- [The task]: Copy out every record precisely.

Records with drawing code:
>>>
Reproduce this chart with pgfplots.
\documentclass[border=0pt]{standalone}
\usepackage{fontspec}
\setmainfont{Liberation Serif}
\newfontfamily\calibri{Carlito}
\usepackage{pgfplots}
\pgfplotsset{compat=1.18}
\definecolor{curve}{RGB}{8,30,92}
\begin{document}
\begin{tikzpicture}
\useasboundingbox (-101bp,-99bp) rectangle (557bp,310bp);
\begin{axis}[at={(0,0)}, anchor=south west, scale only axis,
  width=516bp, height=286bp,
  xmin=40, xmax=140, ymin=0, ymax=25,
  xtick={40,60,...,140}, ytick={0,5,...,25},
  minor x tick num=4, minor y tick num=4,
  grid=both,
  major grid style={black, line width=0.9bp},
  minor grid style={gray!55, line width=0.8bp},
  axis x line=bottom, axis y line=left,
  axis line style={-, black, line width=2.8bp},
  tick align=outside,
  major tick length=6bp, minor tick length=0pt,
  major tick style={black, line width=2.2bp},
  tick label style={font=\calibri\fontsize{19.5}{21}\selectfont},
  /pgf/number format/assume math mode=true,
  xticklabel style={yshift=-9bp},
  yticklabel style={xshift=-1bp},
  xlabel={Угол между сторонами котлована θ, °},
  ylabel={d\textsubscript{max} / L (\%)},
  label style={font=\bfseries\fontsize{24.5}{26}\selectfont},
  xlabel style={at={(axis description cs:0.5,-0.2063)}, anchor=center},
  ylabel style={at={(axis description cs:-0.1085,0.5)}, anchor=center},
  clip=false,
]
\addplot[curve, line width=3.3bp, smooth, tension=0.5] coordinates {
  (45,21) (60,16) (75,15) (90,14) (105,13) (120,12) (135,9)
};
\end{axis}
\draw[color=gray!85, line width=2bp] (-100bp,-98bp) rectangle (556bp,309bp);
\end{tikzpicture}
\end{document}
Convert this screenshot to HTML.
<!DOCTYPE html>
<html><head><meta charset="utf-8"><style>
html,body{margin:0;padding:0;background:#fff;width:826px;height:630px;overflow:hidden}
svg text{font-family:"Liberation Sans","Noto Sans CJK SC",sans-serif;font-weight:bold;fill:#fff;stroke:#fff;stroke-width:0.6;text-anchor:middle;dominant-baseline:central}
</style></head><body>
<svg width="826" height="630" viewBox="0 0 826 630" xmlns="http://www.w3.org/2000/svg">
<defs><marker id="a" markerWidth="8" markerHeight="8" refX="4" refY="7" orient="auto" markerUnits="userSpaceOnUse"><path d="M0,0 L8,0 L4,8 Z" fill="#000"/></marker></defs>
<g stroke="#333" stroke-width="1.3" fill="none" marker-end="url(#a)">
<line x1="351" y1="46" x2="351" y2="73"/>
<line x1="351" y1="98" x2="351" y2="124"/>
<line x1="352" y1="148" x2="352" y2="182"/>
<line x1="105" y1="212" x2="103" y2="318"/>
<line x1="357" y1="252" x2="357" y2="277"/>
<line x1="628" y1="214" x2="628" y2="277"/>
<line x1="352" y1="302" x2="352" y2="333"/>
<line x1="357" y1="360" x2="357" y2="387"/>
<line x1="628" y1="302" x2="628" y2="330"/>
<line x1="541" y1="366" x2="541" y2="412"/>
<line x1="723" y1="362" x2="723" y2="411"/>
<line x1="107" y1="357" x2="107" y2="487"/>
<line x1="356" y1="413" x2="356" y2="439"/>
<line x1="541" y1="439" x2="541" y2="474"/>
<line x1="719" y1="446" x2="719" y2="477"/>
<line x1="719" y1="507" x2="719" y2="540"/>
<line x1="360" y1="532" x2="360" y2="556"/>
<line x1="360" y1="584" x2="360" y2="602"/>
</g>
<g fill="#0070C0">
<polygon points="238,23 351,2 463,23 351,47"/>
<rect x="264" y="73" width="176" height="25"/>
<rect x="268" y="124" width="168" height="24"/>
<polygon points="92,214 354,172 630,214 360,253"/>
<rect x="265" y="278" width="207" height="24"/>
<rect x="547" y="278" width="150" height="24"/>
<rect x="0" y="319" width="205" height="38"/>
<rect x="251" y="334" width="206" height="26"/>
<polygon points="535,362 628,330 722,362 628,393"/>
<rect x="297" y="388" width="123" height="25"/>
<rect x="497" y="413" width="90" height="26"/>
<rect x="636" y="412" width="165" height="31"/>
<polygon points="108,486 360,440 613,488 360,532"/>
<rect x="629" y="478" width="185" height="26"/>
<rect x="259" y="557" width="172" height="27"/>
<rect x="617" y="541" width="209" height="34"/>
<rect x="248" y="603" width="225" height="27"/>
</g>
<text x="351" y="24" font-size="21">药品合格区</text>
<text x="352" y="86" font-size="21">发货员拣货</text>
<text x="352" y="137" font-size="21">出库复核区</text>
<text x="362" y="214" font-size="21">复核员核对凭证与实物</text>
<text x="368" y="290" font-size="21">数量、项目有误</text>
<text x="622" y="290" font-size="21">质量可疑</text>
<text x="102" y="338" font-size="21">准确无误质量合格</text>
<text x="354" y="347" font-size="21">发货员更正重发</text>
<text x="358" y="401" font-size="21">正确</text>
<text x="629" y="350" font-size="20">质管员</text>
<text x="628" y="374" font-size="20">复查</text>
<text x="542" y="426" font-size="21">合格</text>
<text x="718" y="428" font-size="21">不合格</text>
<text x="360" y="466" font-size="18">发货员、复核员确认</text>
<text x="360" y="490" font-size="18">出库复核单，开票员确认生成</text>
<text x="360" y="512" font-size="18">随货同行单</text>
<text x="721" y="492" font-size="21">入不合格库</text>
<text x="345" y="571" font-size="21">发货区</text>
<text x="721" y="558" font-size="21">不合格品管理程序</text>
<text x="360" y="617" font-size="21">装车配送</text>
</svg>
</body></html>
<<<
- [Answer to the problem]:
Reproduce this chart with pgfplots.
\documentclass[border=0pt]{standalone}
\usepackage{fontspec}
\setmainfont{Liberation Serif}
\newfontfamily\calibri{Carlito}
\usepackage{pgfplots}
\pgfplotsset{compat=1.18}
\definecolor{curve}{RGB}{8,30,92}
\begin{document}
\begin{tikzpicture}
\useasboundingbox (-101bp,-99bp) rectangle (557bp,310bp);
\begin{axis}[at={(0,0)}, anchor=south west, scale only axis,
  width=516bp, height=286bp,
  xmin=40, xmax=140, ymin=0, ymax=25,
  xtick={40,60,...,140}, ytick={0,5,...,25},
  minor x tick num=4, minor y tick num=4,
  grid=both,
  major grid style={black, line width=0.9bp},
  minor grid style={gray!55, line width=0.8bp},
  axis x line=bottom, axis y line=left,
  axis line style={-, black, line width=2.8bp},
  tick align=outside,
  major tick length=6bp, minor tick length=0pt,
  major tick style={black, line width=2.2bp},
  tick label style={font=\calibri\fontsize{19.5}{21}\selectfont},
  /pgf/number format/assume math mode=true,
  xticklabel style={yshift=-9bp},
  yticklabel style={xshift=-1bp},
  xlabel={Угол между сторонами котлована θ, °},
  ylabel={d\textsubscript{max} / L (\%)},
  label style={font=\bfseries\fontsize{24.5}{26}\selectfont},
  xlabel style={at={(axis description cs:0.5,-0.2063)}, anchor=center},
  ylabel style={at={(axis description cs:-0.1085,0.5)}, anchor=center},
  clip=false,
]
\addplot[curve, line width=3.3bp, smooth, tension=0.5] coordinates {
  (45,21) (60,16) (75,15) (90,14) (105,13) (120,12) (135,9)
};
\end{axis}
\draw[color=gray!85, line width=2bp] (-100bp,-98bp) rectangle (556bp,309bp);
\end{tikzpicture}
\end{document}
Convert this screenshot to HTML.
<!DOCTYPE html>
<html><head><meta charset="utf-8"><style>
html,body{margin:0;padding:0;background:#fff;width:826px;height:630px;overflow:hidden}
svg text{font-family:"Liberation Sans","Noto Sans CJK SC",sans-serif;font-weight:bold;fill:#fff;stroke:#fff;stroke-width:0.6;text-anchor:middle;dominant-baseline:central}
</style></head><body>
<svg width="826" height="630" viewBox="0 0 826 630" xmlns="http://www.w3.org/2000/svg">
<defs><marker id="a" markerWidth="8" markerHeight="8" refX="4" refY="7" orient="auto" markerUnits="userSpaceOnUse"><path d="M0,0 L8,0 L4,8 Z" fill="#000"/></marker></defs>
<g stroke="#333" stroke-width="1.3" fill="none" marker-end="url(#a)">
<line x1="351" y1="46" x2="351" y2="73"/>
<line x1="351" y1="98" x2="351" y2="124"/>
<line x1="352" y1="148" x2="352" y2="182"/>
<line x1="105" y1="212" x2="103" y2="318"/>
<line x1="357" y1="252" x2="357" y2="277"/>
<line x1="628" y1="214" x2="628" y2="277"/>
<line x1="352" y1="302" x2="352" y2="333"/>
<line x1="357" y1="360" x2="357" y2="387"/>
<line x1="628" y1="302" x2="628" y2="330"/>
<line x1="541" y1="366" x2="541" y2="412"/>
<line x1="723" y1="362" x2="723" y2="411"/>
<line x1="107" y1="357" x2="107" y2="487"/>
<line x1="356" y1="413" x2="356" y2="439"/>
<line x1="541" y1="439" x2="541" y2="474"/>
<line x1="719" y1="446" x2="719" y2="477"/>
<line x1="719" y1="507" x2="719" y2="540"/>
<line x1="360" y1="532" x2="360" y2="556"/>
<line x1="360" y1="584" x2="360" y2="602"/>
</g>
<g fill="#0070C0">
<polygon points="238,23 351,2 463,23 351,47"/>
<rect x="264" y="73" width="176" height="25"/>
<rect x="268" y="124" width="168" height="24"/>
<polygon points="92,214 354,172 630,214 360,253"/>
<rect x="265" y="278" width="207" height="24"/>
<rect x="547" y="278" width="150" height="24"/>
<rect x="0" y="319" width="205" height="38"/>
<rect x="251" y="334" width="206" height="26"/>
<polygon points="535,362 628,330 722,362 628,393"/>
<rect x="297" y="388" width="123" height="25"/>
<rect x="497" y="413" width="90" height="26"/>
<rect x="636" y="412" width="165" height="31"/>
<polygon points="108,486 360,440 613,488 360,532"/>
<rect x="629" y="478" width="185" height="26"/>
<rect x="259" y="557" width="172" height="27"/>
<rect x="617" y="541" width="209" height="34"/>
<rect x="248" y="603" width="225" height="27"/>
</g>
<text x="351" y="24" font-size="21">药品合格区</text>
<text x="352" y="86" font-size="21">发货员拣货</text>
<text x="352" y="137" font-size="21">出库复核区</text>
<text x="362" y="214" font-size="21">复核员核对凭证与实物</text>
<text x="368" y="290" font-size="21">数量、项目有误</text>
<text x="622" y="290" font-size="21">质量可疑</text>
<text x="102" y="338" font-size="21">准确无误质量合格</text>
<text x="354" y="347" font-size="21">发货员更正重发</text>
<text x="358" y="401" font-size="21">正确</text>
<text x="629" y="350" font-size="20">质管员</text>
<text x="628" y="374" font-size="20">复查</text>
<text x="542" y="426" font-size="21">合格</text>
<text x="718" y="428" font-size="21">不合格</text>
<text x="360" y="466" font-size="18">发货员、复核员确认</text>
<text x="360" y="490" font-size="18">出库复核单，开票员确认生成</text>
<text x="360" y="512" font-size="18">随货同行单</text>
<text x="721" y="492" font-size="21">入不合格库</text>
<text x="345" y="571" font-size="21">发货区</text>
<text x="721" y="558" font-size="21">不合格品管理程序</text>
<text x="360" y="617" font-size="21">装车配送</text>
</svg>
</body></html>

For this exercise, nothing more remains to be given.